1920 film by Charles Swickard

The Devil's Claim is a 1920 American silent drama film starring Sessue Hayakawa and Colleen Moore. A print of this film survives.

==Plot==
As summarized in a film publication, Akbar Khan, a novelist in New York, uses his love affairs as inspiration for his books. His current affair is with Indora, a Persian girl. However, the passion has left the relationship and he casts her out. Social worker Virginia Crosby comes to her aid and pretends to fall for Khan. He is inspired to write about "The Devil’s Trademark" (this was the working title of the film), an adaption of a serial for a popular magazine.

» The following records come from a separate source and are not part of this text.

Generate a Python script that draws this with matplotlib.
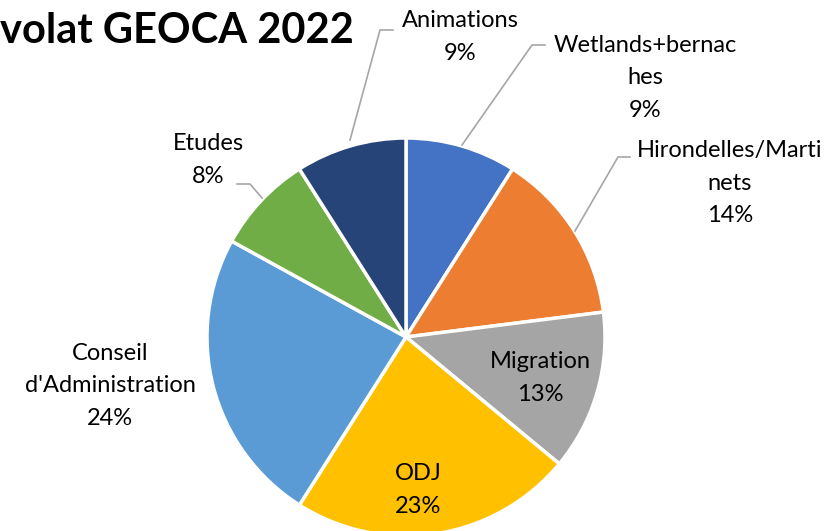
import matplotlib.pyplot as plt

# data
labels = ['Wetlands+bernaches', 'Hirondelles/Martinets', 'Migration', 'ODJ',
          "Conseil d'Administration", 'Etudes', 'Animations']
shown = ['Wetlands+bernac\nhes', 'Hirondelles/Marti\nnets', 'Migration', 'ODJ',
         "Conseil\nd'Administration", 'Etudes', 'Animations']
values = [9, 14, 13, 23, 24, 8, 9]
colors = ['#4472C4', '#ED7D31', '#A5A5A5', '#FFC000', '#5B9BD5', '#70AD47', '#264478']
title = 'volat GEOCA 2022'

plt.rcParams['font.family'] = ['Lato', 'DejaVu Sans']

W, H = 833, 531
fig = plt.figure(figsize=(W / 100, H / 100), dpi=100)
ax = fig.add_axes([0, 0, 1, 1])

cx, cy, r = 406, H - 337, 199
ax.pie(values, colors=colors, startangle=90, counterclock=False,
       center=(cx, cy), radius=r, frame=True,
       wedgeprops=dict(edgecolor='white', linewidth=2.5))
ax.set_xlim(0, W)
ax.set_ylim(0, H)
ax.set_aspect('equal')
ax.axis('off')

# label positions (pixel coords from top) and leader lines
pos = [(645, 78), (730, 183), (540, 378), (418, 490), (110, 386), (208, 160), (460, 37)]
leaders = {
    0: [(462, 145), (532, 45), (545, 45)],
    1: [(575, 231), (618, 157), (630, 157)],
    5: [(262, 198), (250, 184), (237, 184)],
    6: [(350, 140), (380, 30), (393, 30)],
}
for i, (lab, v) in enumerate(zip(shown, values)):
    x, y = pos[i]
    ax.text(x, H - y, f'{lab}\n{v}%', ha='center', va='center', fontsize=17,
            linespacing=1.65, color='#000000')
for i, pts in leaders.items():
    ax.plot([p[0] for p in pts], [H - p[1] for p in pts], color='#A6A6A6', lw=1.2)

ax.text(0, H - 43, title, ha='left', va='baseline', fontsize=30, fontweight='bold')

fig.savefig('out.png', dpi=100)
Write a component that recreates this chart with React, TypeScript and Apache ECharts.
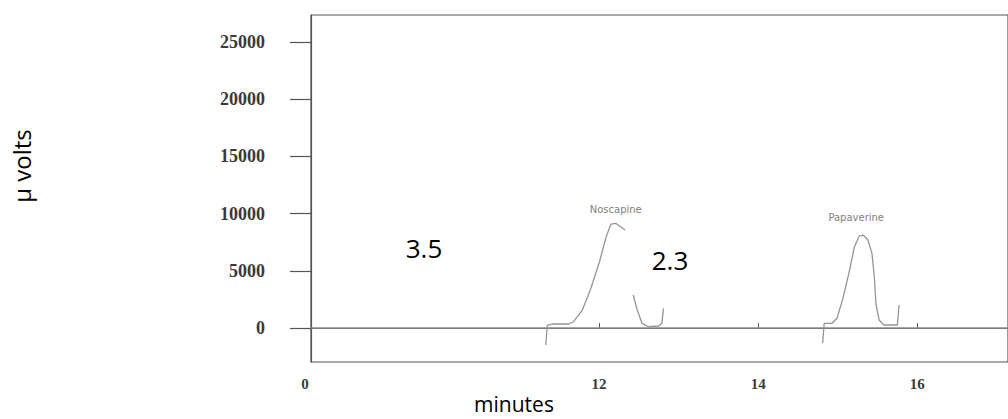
import React, { useEffect, useRef } from "react";
import * as echarts from "echarts";

// Axis ticks / labels
const yTickValues = [0, 5000, 10000, 15000, 20000, 25000];
const xTickValues = [12, 14, 16];
const xOriginLabel = "0";
const xRange = [8.38, 17.14];
const yRange = [-2970, 27360];

// Chromatogram baseline (µV vs minutes)
const baselineTime = [8.38, 17.14];
const baselineSignal = [0, 0];

// Noscapine peak trace ("-" = trace hidden behind annotation)
const noscapineTime = [11.33, 11.35, 11.41, 11.62, 11.68, 11.79, 11.89, 12.0, 12.09, 12.15, 12.21, 12.27, 12.33, 12.38, 12.43, 12.48, 12.54, 12.62, 12.75, 12.79, 12.81];
const noscapineSignal: (number | string)[] = [-1486, 262, 350, 350, 551, 1573, 3321, 5655, 7980, 9090, 9150, 8854, 8565, "-", 2884, 1573, 411, 114, 175, 411, 1722];
const noscapineApexIndex = 10;

// Papaverine peak trace
const papaverineTime = [14.81, 14.83, 14.93, 14.99, 15.06, 15.14, 15.21, 15.27, 15.32, 15.38, 15.43, 15.46, 15.48, 15.52, 15.58, 15.75, 15.77];
const papaverineSignal = [-1337, 411, 411, 848, 2447, 4781, 7106, 8041, 8128, 7691, 6529, 4484, 2159, 699, 262, 262, 2010];
const papaverineApexIndex = 8;

// Annotations
const peakNames = ["Noscapine", "Papaverine"];
const annotations = ["3.5", "2.3"];
const xAxisTitle = "minutes";
const yAxisTitle = "µ volts";

function peakMark(times: number[], signals: (number | string)[], apex: number, name: string, offset: number[]) {
  return {
    silent: true,
    symbol: "circle",
    symbolSize: 1,
    itemStyle: { color: "transparent" },
    data: [
      {
        coord: [times[apex], signals[apex]],
        label: {
          show: true,
          formatter: name,
          position: "top",
          distance: 8,
          offset,
          fontFamily: "DejaVu Sans",
          fontSize: 10,
          color: "#808080",
        },
      },
    ],
  };
}

export default function App() {
  const ref = useRef<HTMLDivElement>(null);
  useEffect(() => {
    if (!ref.current) return;
    const chart = echarts.init(ref.current, null, { renderer: "svg" });
    const axisColor = "#555";
    const serifLabel = {
      fontFamily: "Liberation Serif",
      fontWeight: "bold",
      color: "#3a3a3a",
    };
    chart.setOption({
      animation: false,
      backgroundColor: "#ffffff",
      grid: {
        left: 311,
        top: 15,
        right: -4,
        bottom: 57,
        show: true,
        borderColor: axisColor,
        borderWidth: 1.2,
        backgroundColor: "transparent",
      },
      xAxis: {
        type: "value",
        min: xRange[0],
        max: xRange[1],
        axisLine: { show: true, lineStyle: { color: axisColor, width: 1.2 } },
        axisTick: {
          show: true,
          inside: true,
          length: 5,
          customValues: xTickValues,
          lineStyle: { color: axisColor },
        },
        axisLabel: {
          ...serifLabel,
          fontSize: 15,
          margin: 14,
          showMinLabel: true,
          customValues: [xRange[0], ...xTickValues],
          formatter: (v: number) => (v === xRange[0] ? `{z|${xOriginLabel}}` : String(v)),
          rich: {
            z: { ...serifLabel, fontSize: 15, padding: [0, 12, 0, 0] },
          },
        },
        splitLine: { show: false },
      },
      yAxis: {
        type: "value",
        min: yRange[0],
        max: yRange[1],
        axisLine: { show: true, lineStyle: { color: axisColor, width: 1.2 } },
        axisTick: {
          show: true,
          length: 21,
          customValues: yTickValues,
          lineStyle: { color: axisColor, width: 1.2 },
        },
        axisLabel: {
          ...serifLabel,
          fontSize: 18,
          margin: 46,
          customValues: yTickValues,
          formatter: (v: number) => String(v),
        },
        splitLine: { show: false },
      },
      series: [
        {
          type: "line",
          name: "baseline",
          data: baselineTime.map((t, i) => [t, baselineSignal[i]]),
          showSymbol: false,
          lineStyle: { color: "#8a8a8a", width: 1.5 },
          silent: true,
        },
        {
          type: "line",
          name: peakNames[0],
          data: noscapineTime.map((t, i) => [t, noscapineSignal[i]]),
          showSymbol: false,
          symbol: "none",
          connectNulls: false,
          lineStyle: { color: "#959595", width: 1.3 },
          markPoint: peakMark(noscapineTime, noscapineSignal, noscapineApexIndex, peakNames[0], [0, 0]),
        },
        {
          type: "line",
          name: peakNames[1],
          data: papaverineTime.map((t, i) => [t, papaverineSignal[i]]),
          showSymbol: false,
          symbol: "none",
          lineStyle: { color: "#959595", width: 1.3 },
          markPoint: peakMark(papaverineTime, papaverineSignal, papaverineApexIndex, peakNames[1], [-7, -4]),
        },
      ],
      graphic: [
        {
          type: "text",
          x: 424,
          y: 248,
          z: 100,
          style: {
            text: annotations[0],
            fontFamily: "Open Sans",
            fontSize: 26,
            fill: "#000",
            align: "center",
            verticalAlign: "middle",
          },
        },
        {
          type: "text",
          x: 670,
          y: 260,
          z: 100,
          style: {
            text: annotations[1],
            fontFamily: "Open Sans",
            fontSize: 26,
            fill: "#000",
            align: "center",
            verticalAlign: "middle",
          },
        },
        {
          type: "text",
          x: 514,
          y: 404,
          z: 100,
          style: {
            text: xAxisTitle,
            fontFamily: "Open Sans",
            fontSize: 21,
            lineHeight: 21,
            fill: "#000",
            align: "center",
            verticalAlign: "middle",
          },
        },
        {
          type: "text",
          x: 21,
          y: 166,
          rotation: Math.PI / 2,
          z: 100,
          style: {
            text: yAxisTitle,
            fontFamily: "Open Sans",
            fontSize: 24,
            fill: "#000",
            align: "center",
            verticalAlign: "middle",
          },
        },
      ],
    });
    return () => chart.dispose();
  }, []);
  return (
    <div
      ref={ref}
      style={{ position: "absolute", left: 0, top: 0, width: 1008, height: 419, overflow: "hidden" }}
    />
  );
}
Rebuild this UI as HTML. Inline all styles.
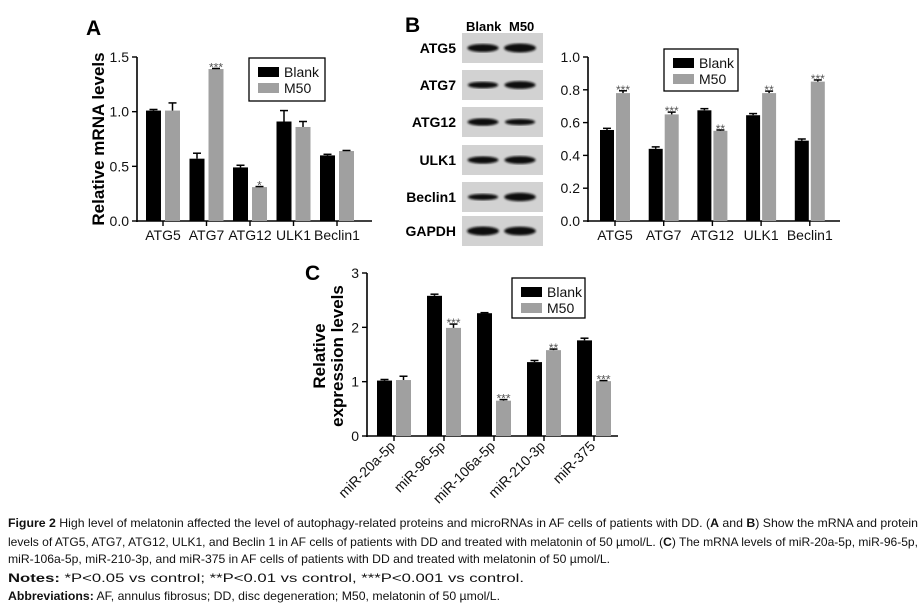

The film flashes to his vision of the story, which is set in Paris with Khan as the hero Hassan. Hassan's companion in the story is a beautiful Hindu woman. The story includes a stolen talisman, a blindfolded marriage, Egyptian sorceresses, a sect of devil worshipers, and reincarnated evil spirits. Virginia then leaves Khan before the story is finished, and sends for Indora, who steps into her place.

==Cast==
- Sessue Hayakawa as Akbar Khan/Hassan
- Rhea Mitchell as Virginia Crosby
- Colleen Moore as Indora
- William Buckley as Spencer Wellington
- Sidney Payne as Kemal
- Joe Wray as Salim

==Bibliography==
- Jeff Codori (2012), Colleen Moore; A Biography of the Silent Film Star, McFarland Publishing, (Print ISBN 978-0-7864-4969-9, EBook ISBN 978-0-7864-8899-5).